The company dinner party was ok.
Everyone liked the atmosphere and ambiance of the private room.
But that was all about it to me.  The food was not spectacular.  Service was way below my expectation.  I was actually furious about the food and server.  
On the way back home from the restaurant, I went on and on about how I was not satisfied by the experience at the restaurant.  The food was nothing special, and the server was inexperienced of serving a big group and banquet.
We went to a bar afterward and kept flushing our complaints out on the bartender there. 
And that night, I had a horrific dream.  Saw floating dead bodies in the river.  Many of them.
Why did I see that kind of dream?  Did I have too many drinks last night?

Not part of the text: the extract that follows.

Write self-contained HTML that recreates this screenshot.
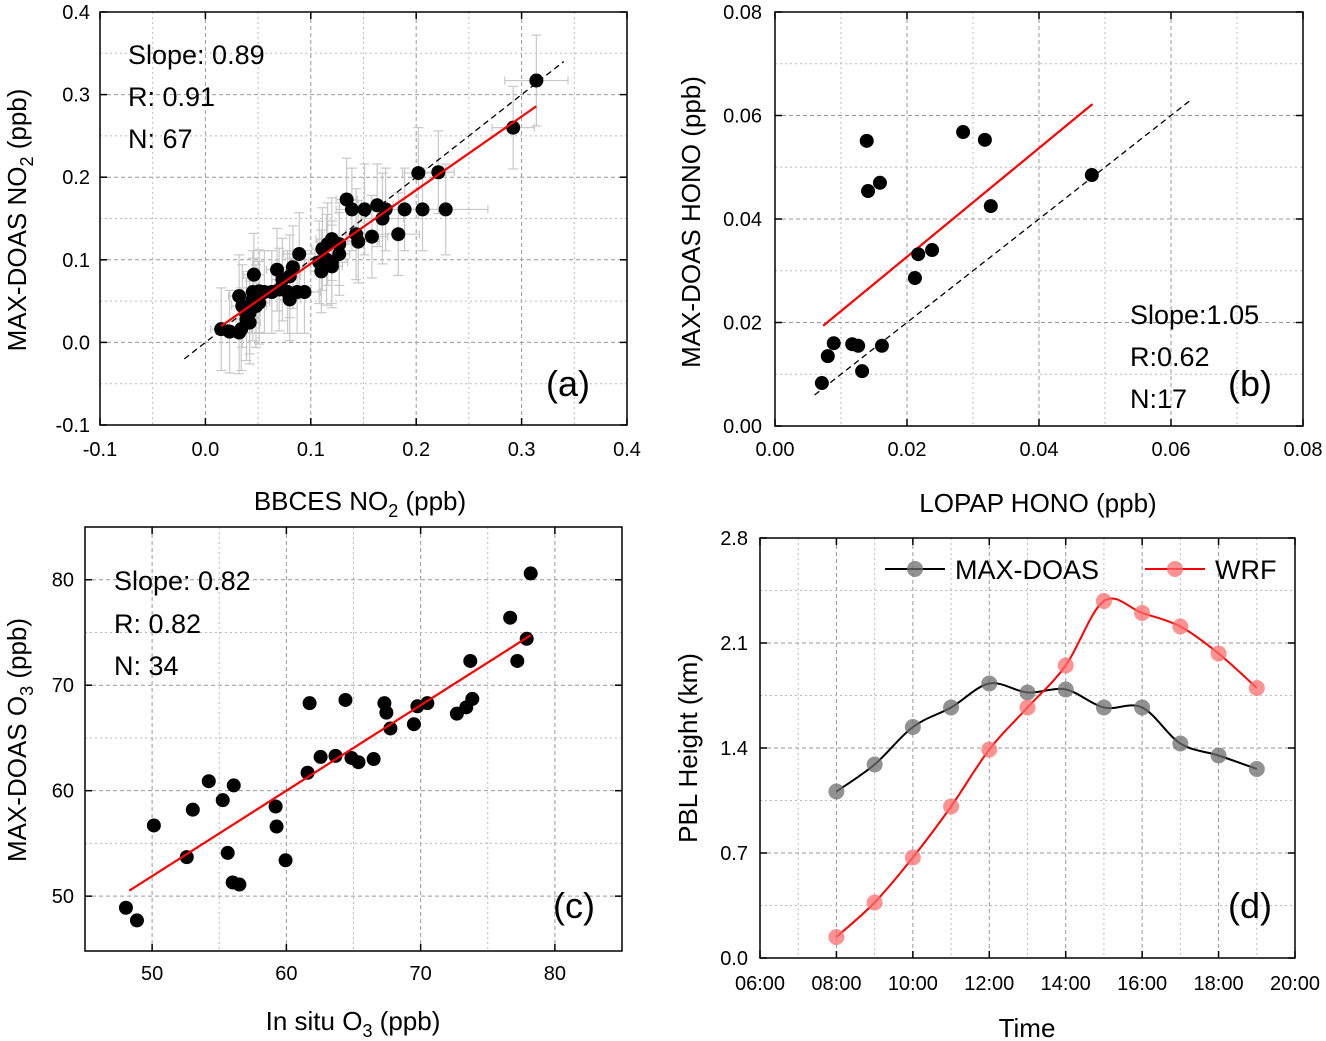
<!DOCTYPE html>
<html><head><meta charset="utf-8"><style>
html,body{margin:0;padding:0;background:#fff}
svg{display:block;font-family:"Liberation Sans",sans-serif}
</style></head><body>
<svg id="fig" width="1326" height="1041" viewBox="0 0 1326 1041"></svg>
<script>
// ---- Panel (a) data ----
const aX=[0.314,0.292,0.202,0.221,0.228,0.206,0.189,0.183,0.158,0.168,0.171,0.163,0.151,0.139,0.134,0.145,0.143,0.127,0.120,0.116,0.111,0.115,0.108,0.120,0.127,0.110,0.120,0.089,0.083,0.080,0.068,0.073,0.070,0.078,0.094,0.087,0.080,0.063,0.056,0.046,0.051,0.045,0.048,0.042,0.032,0.035,0.039,0.034,0.042,0.032,0.023,0.015,0.045,0.051];
const aY=[0.317,0.260,0.205,0.206,0.161,0.161,0.161,0.131,0.128,0.150,0.161,0.166,0.161,0.161,0.173,0.122,0.131,0.119,0.125,0.119,0.113,0.100,0.097,0.097,0.107,0.086,0.092,0.107,0.091,0.080,0.088,0.076,0.064,0.061,0.061,0.061,0.052,0.061,0.061,0.082,0.062,0.052,0.044,0.036,0.056,0.044,0.028,0.016,0.024,0.012,0.013,0.016,0.061,0.048];
const aYerr=[0.055,0.05,0.055,0.05,0.055,0.05,0.05,0.05,0.05,0.055,0.05,0.05,0.055,0.05,0.05,0.05,0.055,0.05,0.05,0.05,0.05,0.055,0.05,0.05,0.05,0.05,0.05,0.05,0.05,0.05,0.05,0.05,0.05,0.05,0.05,0.05,0.05,0.05,0.05,0.05,0.05,0.05,0.05,0.05,0.05,0.05,0.05,0.05,0.05,0.05,0.05,0.05,0.05,0.05];
const aXerr=[0.03,0.02,0.015,0.015,0.04,0.02,0.02,0.02,0.015,0.02,0.02,0.015,0.015,0.015,0.01,0.02,0.01,0.015,0.015,0.01,0.01,0.01,0.01,0.015,0.01,0.01,0.01,0.015,0.01,0.01,0.01,0.01,0.01,0.01,0.015,0.01,0.01,0.01,0.01,0.01,0.01,0.01,0.01,0.01,0.01,0.01,0.01,0.01,0.01,0.01,0.01,0.01,0.01,0.01];
const aFit=[0.015,0.314]; const aSlope=0.89; const aIntercept=0.0064;
// ---- Panel (b) data ----
const bX=[0.0071,0.0080,0.0089,0.0117,0.0126,0.0132,0.0162,0.0139,0.0141,0.0159,0.0212,0.0217,0.0238,0.0285,0.0318,0.0327,0.0480];
const bY=[0.0083,0.0135,0.0160,0.0158,0.0155,0.0106,0.0155,0.0551,0.0454,0.0470,0.0286,0.0332,0.0340,0.0568,0.0553,0.0425,0.0485];
const bFit=[0.0073,0.0481]; const bSlope=1.05; const bIntercept=0.0117;
// ---- Panel (c) data ----
const cX=[48.05,48.87,50.13,52.58,53.03,54.22,55.26,56.08,55.63,56.0,56.5,59.2,59.27,59.94,61.58,61.73,62.55,63.66,64.85,65.37,64.4,66.5,67.3,67.45,67.75,69.5,69.76,70.5,72.7,73.4,73.85,73.7,76.67,77.2,77.9,78.2];
const cY=[48.9,47.7,56.7,53.7,58.2,60.9,59.1,60.5,54.1,51.3,51.1,58.5,56.6,53.4,61.7,68.3,63.2,63.3,63.1,62.7,68.6,63.0,68.3,67.4,65.9,66.3,68.0,68.3,67.3,67.9,68.7,72.3,76.4,72.3,74.4,80.6];
const cFit=[48.3,78.2]; const cSlope=0.81; const cIntercept=11.4;
// ---- Panel (d) data ----
const dHours=[8,9,10,11,12,13,14,15,16,17,18,19];
const dMax=[1.11,1.29,1.54,1.67,1.83,1.77,1.79,1.67,1.67,1.43,1.35,1.26];
const dWrf=[0.14,0.37,0.67,1.01,1.39,1.67,1.95,2.38,2.30,2.21,2.03,1.80];
const dXTicks=["06:00","08:00","10:00","12:00","14:00","16:00","18:00","20:00"];
const dYTicks=["0.0","0.7","1.4","2.1","2.8"];

const NS="http://www.w3.org/2000/svg";
const svg=document.getElementById('fig');
function el(tag,attrs,parent,text){const e=document.createElementNS(NS,tag);for(const k in attrs)e.setAttribute(k,attrs[k]);if(text!==undefined)e.textContent=text;(parent||svg).appendChild(e);return e;}
function scale(d0,d1,r0,r1){return v=>r0+(v-d0)/(d1-d0)*(r1-r0);}

function panel(name,L,R,T,B,xd,yd,xt,yt,xlab,ylab,xfmt,yfmt,xTickY,yTickX){
  const g=el('g',{},svg);
  
  
  const sx=scale(xd[0],xd[1],L,R), sy=scale(yd[0],yd[1],B,T);
  const grid=el('g',{},g);
  
  
  for(let i=0;i<xt.length;i++){
    const x=sx(xt[i]);
    if(x>L+1&&x<R-1) el('line',{x1:x,y1:T,x2:x,y2:B,stroke:'#999','stroke-width':1,'stroke-dasharray':'4,3'},grid);
    if(i<xt.length-1){const xm=sx((xt[i]+xt[i+1])/2);el('line',{x1:xm,y1:T,x2:xm,y2:B,stroke:'#bbb','stroke-width':1,'stroke-dasharray':'2,3'},grid);}
  }
  for(let i=0;i<yt.length;i++){
    const y=sy(yt[i]);
    if(y>T+1&&y<B-1) el('line',{x1:L,y1:y,x2:R,y2:y,stroke:'#999','stroke-width':1,'stroke-dasharray':'4,3'},grid);
    if(i<yt.length-1){const ym=sy((yt[i]+yt[i+1])/2);el('line',{x1:L,y1:ym,x2:R,y2:ym,stroke:'#bbb','stroke-width':1,'stroke-dasharray':'2,3'},grid);}
  }
  const xa=el('g',{},g);
  
  
  xt.forEach((v,i)=>{const x=sx(v);
    el('line',{x1:x,y1:B,x2:x,y2:B-7,stroke:'#000','stroke-width':1.5},xa);
    el('line',{x1:x,y1:T,x2:x,y2:T+7,stroke:'#000','stroke-width':1.5},xa);
    const t=el('text',{x:x,y:xTickY,'font-size':20,'text-anchor':'middle'},xa,xfmt(v,i));
    
    
  });
  const ya=el('g',{},g);
  
  
  yt.forEach((v,i)=>{const y=sy(v);
    el('line',{x1:L,y1:y,x2:L+7,y2:y,stroke:'#000','stroke-width':1.5},ya);
    el('line',{x1:R,y1:y,x2:R-7,y2:y,stroke:'#000','stroke-width':1.5},ya);
    const t=el('text',{x:yTickX,y:y+7,'font-size':20,'text-anchor':'end'},ya,yfmt(v,i));
    
    
  });
  const fr=el('rect',{x:L,y:T,width:R-L,height:B-T,fill:'none',stroke:'#000','stroke-width':1.5},g);
  
  
  return {g,sx,sy};
}
function label(g,html,attrs,name){const t=el('text',attrs,g);t.innerHTML=html;return t;}
function dot(g,x,y,r,fill,name){const c=el('circle',{cx:x,cy:y,r:r,fill:fill},g);return c;}

// ===== Panel (a)
{
const P=panel('panel-a',100,627,12,425,[-0.1,0.4],[-0.1,0.4],[-0.1,0,0.1,0.2,0.3,0.4],[-0.1,0,0.1,0.2,0.3,0.4],'','',
  v=>v.toFixed(1),v=>v.toFixed(1),456,90);
const g=P.g;
const eb=el('g',{stroke:'#c8c8c8','stroke-width':1.2,fill:'none'},g);


aX.forEach((x,i)=>{const px=P.sx(x),py=P.sy(aY[i]);
  const y1=P.sy(aY[i]+aYerr[i]),y2=P.sy(aY[i]-aYerr[i]);
  const x1=P.sx(x-aXerr[i]),x2=P.sx(x+aXerr[i]);
  el('line',{x1:px,y1:y1,x2:px,y2:y2},eb);
  el('line',{x1:px-5,y1:y1,x2:px+5,y2:y1},eb);el('line',{x1:px-5,y1:y2,x2:px+5,y2:y2},eb);
  el('line',{x1:x1,y1:py,x2:x2,y2:py},eb);
  el('line',{x1:x1,y1:py-4,x2:x1,y2:py+4},eb);el('line',{x1:x2,y1:py-4,x2:x2,y2:py+4},eb);
});
const one=el('line',{x1:P.sx(-0.02),y1:P.sy(-0.02),x2:P.sx(0.34),y2:P.sy(0.34),stroke:'#000','stroke-width':1.3,'stroke-dasharray':'6,4'},g);


aX.forEach((x,i)=>dot(g,P.sx(x),P.sy(aY[i]),7,'#000','data-point'));
const fit=el('line',{x1:P.sx(aFit[0]),y1:P.sy(aSlope*aFit[0]+aIntercept),x2:P.sx(aFit[1]),y2:P.sy(aSlope*aFit[1]+aIntercept),stroke:'#f00','stroke-width':2.2},g);


label(g,'Slope: 0.89',{x:128,y:64,'font-size':27},'slope-annotation');
label(g,'R: 0.91',{x:128,y:106,'font-size':27},'r-annotation');
label(g,'N: 67',{x:128,y:148,'font-size':27},'n-annotation');
label(g,'(a)',{x:546,y:396,'font-size':36},'panel-label');
label(g,'BBCES NO<tspan font-size="18" dy="7">2</tspan><tspan dy="-7"> (ppb)</tspan>',{x:360,y:510,'font-size':26,'text-anchor':'middle'},'x-axis-title');
label(g,'MAX-DOAS NO<tspan font-size="18" dy="7">2</tspan><tspan dy="-7"> (ppb)</tspan>',{x:0,y:0,'font-size':26,'text-anchor':'middle',transform:'translate(26,220) rotate(-90)'},'y-axis-title');
}
// ===== Panel (b)
{
const P=panel('panel-b',775,1303,12,426,[0,0.08],[0,0.08],[0,0.02,0.04,0.06,0.08],[0,0.02,0.04,0.06,0.08],'','',
  v=>v.toFixed(2),v=>v.toFixed(2),456,762);
const g=P.g;
const one=el('line',{x1:P.sx(0.006),y1:P.sy(0.006),x2:P.sx(0.063),y2:P.sy(0.063),stroke:'#000','stroke-width':1.3,'stroke-dasharray':'6,4'},g);


const fit=el('line',{x1:P.sx(bFit[0]),y1:P.sy(bSlope*bFit[0]+bIntercept),x2:P.sx(bFit[1]),y2:P.sy(bSlope*bFit[1]+bIntercept),stroke:'#f00','stroke-width':2.2},g);


bX.forEach((x,i)=>dot(g,P.sx(x),P.sy(bY[i]),7,'#000','data-point'));
label(g,'Slope:1.05',{x:1130,y:324,'font-size':27},'slope-annotation');
label(g,'R:0.62',{x:1130,y:366,'font-size':27},'r-annotation');
label(g,'N:17',{x:1130,y:408,'font-size':27},'n-annotation');
label(g,'(b)',{x:1228,y:396,'font-size':36},'panel-label');
label(g,'LOPAP HONO (ppb)',{x:1038,y:512,'font-size':26,'text-anchor':'middle'},'x-axis-title');
label(g,'MAX-DOAS HONO (ppb)',{x:0,y:0,'font-size':26,'text-anchor':'middle',transform:'translate(700,222) rotate(-90)'},'y-axis-title');
}
// ===== Panel (c)
{
const sxd=[45,85], syd=[44.8,85];
const P=panel('panel-c',85,622,527,951,sxd,syd,[50,60,70,80],[50,60,70,80],'','',
  v=>String(v),v=>String(v),980,74);
const g=P.g;
cX.forEach((x,i)=>dot(g,P.sx(x),P.sy(cY[i]),7,'#000','data-point'));
const fit=el('line',{x1:P.sx(cFit[0]),y1:P.sy(cSlope*cFit[0]+cIntercept),x2:P.sx(cFit[1]),y2:P.sy(cSlope*cFit[1]+cIntercept),stroke:'#f00','stroke-width':2.2},g);


label(g,'Slope: 0.82',{x:114,y:590,'font-size':27},'slope-annotation');
label(g,'R: 0.82',{x:114,y:633,'font-size':27},'r-annotation');
label(g,'N: 34',{x:114,y:675,'font-size':27},'n-annotation');
label(g,'(c)',{x:553,y:918,'font-size':36},'panel-label');
label(g,'In situ O<tspan font-size="18" dy="7">3</tspan><tspan dy="-7"> (ppb)</tspan>',{x:353,y:1030,'font-size':26,'text-anchor':'middle'},'x-axis-title');
label(g,'MAX-DOAS O<tspan font-size="18" dy="7">3</tspan><tspan dy="-7"> (ppb)</tspan>',{x:0,y:0,'font-size':26,'text-anchor':'middle',transform:'translate(26,740) rotate(-90)'},'y-axis-title');
}
// ===== Panel (d)
{
const P=panel('panel-d',760,1295,538,958,[6,20],[0,2.8],[6,8,10,12,14,16,18,20],[0,0.7,1.4,2.1,2.8],'','',
  (v,i)=>dXTicks[i],(v,i)=>dYTicks[i],990,748);
const g=P.g;
function smooth(xs,ys){const p=xs.map((x,i)=>[P.sx(x),P.sy(ys[i])]);let d='M'+p[0][0]+','+p[0][1];
  for(let i=0;i<p.length-1;i++){const p0=p[Math.max(0,i-1)],p1=p[i],p2=p[i+1],p3=p[Math.min(p.length-1,i+2)];
    const c1=[p1[0]+(p2[0]-p0[0])/6,p1[1]+(p2[1]-p0[1])/6],c2=[p2[0]-(p3[0]-p1[0])/6,p2[1]-(p3[1]-p1[1])/6];
    d+=' C'+c1[0]+','+c1[1]+' '+c2[0]+','+c2[1]+' '+p2[0]+','+p2[1];}
  return d;}
const l1=el('path',{d:smooth(dHours,dMax),fill:'none',stroke:'#000','stroke-width':2},g);


const l2=el('path',{d:smooth(dHours,dWrf),fill:'none',stroke:'#f00','stroke-width':2},g);


dHours.forEach((h,i)=>dot(g,P.sx(h),P.sy(dMax[i]),8,'rgba(110,110,110,0.75)','max-doas-point'));
dHours.forEach((h,i)=>dot(g,P.sx(h),P.sy(dWrf[i]),8,'rgba(255,110,110,0.75)','wrf-point'));
const lg=el('g',{},g);


el('line',{x1:885,y1:569,x2:945,y2:569,stroke:'#000','stroke-width':2},lg);
dot(lg,915,569,8,'rgba(110,110,110,0.75)','legend-marker-max-doas');
label(lg,'MAX-DOAS',{x:955,y:579,'font-size':27},'legend-entry-max-doas');
el('line',{x1:1145,y1:569,x2:1205,y2:569,stroke:'#f00','stroke-width':2},lg);
dot(lg,1175,569,8,'rgba(255,110,110,0.75)','legend-marker-wrf');
label(lg,'WRF',{x:1215,y:579,'font-size':27},'legend-entry-wrf');
label(g,'(d)',{x:1228,y:918,'font-size':36},'panel-label');
label(g,'Time',{x:1027,y:1037,'font-size':26,'text-anchor':'middle'},'x-axis-title');
label(g,'PBL Height (km)',{x:0,y:0,'font-size':26,'text-anchor':'middle',transform:'translate(697,748) rotate(-90)'},'y-axis-title');
}
</script>
</body></html>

I looked up online to see what the dream meant.  One site said that it was a sign of bad experiences coming up or death of someone, or something like that.  All negative indications.  I didn’t like that at all.  I was upset from last night, this dream, and the analysis of it,  I was even upset about the gifts I got from the bingo game at the party.  So stupid.
Later the day my brother informed me that his wife’s dad had passed away.  Ok here is one death. 
Next day, Mr. Hubby’s car window was smashed open and a few items were stolen from the car. 
I was very irritated by the fact that happened to his car, us.  And also by the negative and downer attitude of the man. 
Ok, move on buddy.  Why are women tougher at the situation like this in life than men???
And other things started bothering me as well.  And I was in the bad mood on the whole weekend.
I need to get out of this negative energy this week. 
Good thing happens when bad thing happens. (I would like to believe so.)  One good thing that happened after Mr. Hubby’s car incident was that his car got cleaned.  All garbage was taken out.  And the car will get washed by the gift card we got from the party which I was upset about.  But it gets useful now.  It is all good at the end.
I thought I would send the complaints to the restaurant.  But I decided not to.  I am sober now and want to cut myself free from the negative energy.  

My period has come.  Ah huh!  It all makes sense now.  At least I would like to conclude the whole thing as so.